Поэтому взоры обратились к Мариану Чалфе, молодому словацкому юристу, который не занимал высокого положения в иерархии коммунистической партии, но как министр обеспечивал и координировал законодательную деятельность правительства (Гавел в течение нескольких дней не мог запомнить, кто он такой, и называл то Шталфой, то еще как-то). Чалфа охотно шел навстречу, формировал повестку переговоров правительства с Форумом и казался подходящим кандидатом на роль временного премьера, который будет руководить кабинетом до тех пор, пока новые министры-некоммунисты не научатся руководить сами.

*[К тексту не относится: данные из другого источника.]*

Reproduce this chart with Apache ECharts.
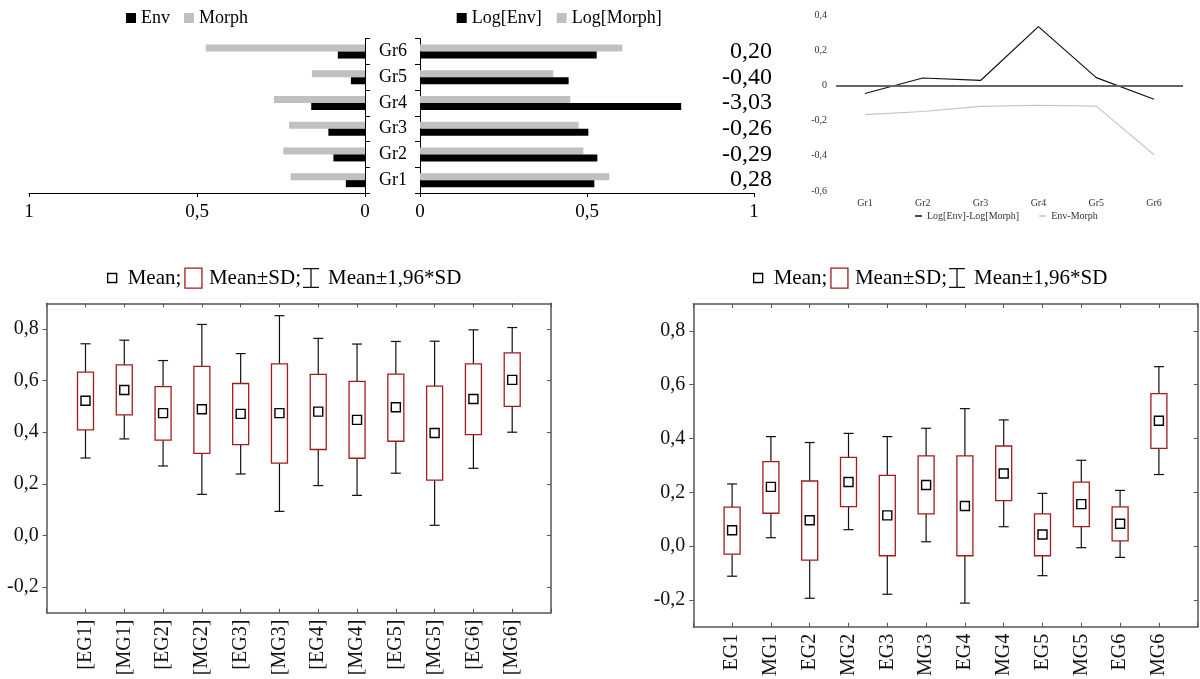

Помимо готовности помочь он отличался также сообразительностью и, хорошо понимая, как быстро может меняться ситуация, вполне отдавал себе отчет в том, что его положение будет очень шатким. В отличие от Гражданского форума, который решился выдвинуть Гавела в президенты только 10 декабря, в день, когда были назначены новые правительство и премьер и когда ушел в отставку президент Гусак, Чалфа по лозунгам, которые выкрикивали толпы на улицах, уже за неделю до этого догадался, как будут развиваться события, поэтому не принимал во внимание президентские амбиции своего бывшего шефа. Видя, что Гражданский форум понятия не имеет, как добиться избрания Гавела президентом, он вызвался это устроить – причем не выговаривая себе на будущее чего-то большего, чем какая-нибудь резервная должность «на подхвате». «Они знали, кто, а я знал, как»
[739]. Эта формулировка отлично отражала мышление юриста, привыкшего вести переговоры. Встреча Чалфы с Гавелом с глазу на глаз в резиденции правительства чуть было не сорвалась. Гавел боялся угодить в ловушку и согласился только после того, как его убедил Петр Питгарт
[740]. При этом Чалфа должен был найти в здании собственного ведомства помещение, которое бы не прослушивалось, что при тогдашних порядках было нелегко. В конце концов он отвел Гавела в пустой кабинет самого мелкого чиновника, какой пришел ему в голову
[741]. Там, по словам Чалфы, «встретились двое, которые <…> дали ясно понять друг другу, что они ответственные люди, способные к сотрудничеству»
[742]. По прошествии двадцати четырех лет Чалфа отрицает, что в этом был какой-либо расчет с его стороны, и верно подмечает, что Гавел, как только он стал президентом, мог на другой же день спокойно отправить его в отставку.